Could you clarify that, as well as your main question, please?
 
The book's answer key shows, for point A, sigma = P/A = 597.49/18 in compression. The 597 is the sum of [cos(45 degrees)(350LB)] plus 350LB. cos(45 degrees)(350LB) is 247LB, which is bending the boom clockwise, therefore putting point A in compression. The additional 350 must come from the cable, which, by the arrow they have drawn, is in compression. I don't see how a cable can be in compression.
I agree that it is difficult, the way they drew this, to determine where points A & B are; I needed a magnifying glass to decipher their schematic.
The side of the boom, which we see in the illustration, is 6 inches; it is 3 inches deep.
If we look straight-on at the cross-section of the boom, where it is 6in tall and 3in wide, point A is on the bottom-right corner of the boom.

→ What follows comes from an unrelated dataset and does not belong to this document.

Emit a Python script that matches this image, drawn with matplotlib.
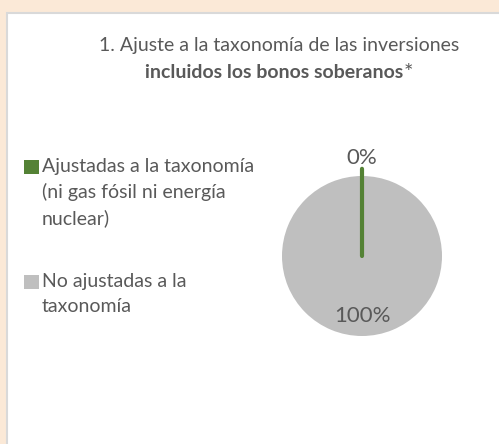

Point B is on the right side edge, 3in up from the bottom; it is on the neutral axis.
Thank you in advance :^)
 
In order to understand the load on the boom, we need to do a free body diagram of it.
The boom "knows" nothing about the cable or the load.
All the forces reach it through the shaft of the pulley and its solid anchorage to the ground.

Crane 1.jpg


Crane 2.jpg



Crane 3.jpg
 
Last edited:
Oh, I see. It was just a matter of geometry. Thank you, thank you! :^)
 
@SoylentBlue ,
Now that we have identified direction and value of the actual external force that the load imposes onto the crane, shall we continue our discussion regarding internal forces deep into the boom (at cross-section A-B)?

Crane 4.jpg
 
OK, here's a summary of the forces at points A & B:

I = 1/12(base)(height)3 = 1/12(3)(6)3 = 54

Q = y-bar*area = 1.5 * 9 = 13.5 where area is 3 high and 3 deep

For point A:

Normal force = P/A = -597/18 this is negative since it is in compression

Bending moment= Mc/I = [(7.07ft)(12inches/1ft)(3in)]/54 = -1164 psi

Moment is also negative since point A is in compression

Sigma total = -1200 psi



Tau = Tc/J = 0 there is no torsion

Tau= VQ/IT= 0 because q = 0 ; A is on outer edge, and there is no material above it



For point B:

Normal force = P/A = -597/18 this is negative since it is in compression

Bending moment= Mc/I = 0 since B is on the neutral axis

Sigma total = -33.19 psi



Tau = TC/J = 0 there is no torsion

Tau= VQ/IT= (247*13.5)/(54*3) = 20.62 this is positive since our shearing force goes up


I am still a little unsure about determining the signs of torsion and transverse shear. Do we always apply the right-hand rule? For instance, in problem 9-91 (where we have a pipe wrench on a pipe; screenshot attached), if we apply the right-hand rule, the wrench spins the pipe into the paper about the x axis, and the thumb points up; wouldn't this be positive torsion?

Thank you again. I wish I was young enough to go back to school and finish the engineering degree that I started (but never finished) back when Jimmy Carter was still President.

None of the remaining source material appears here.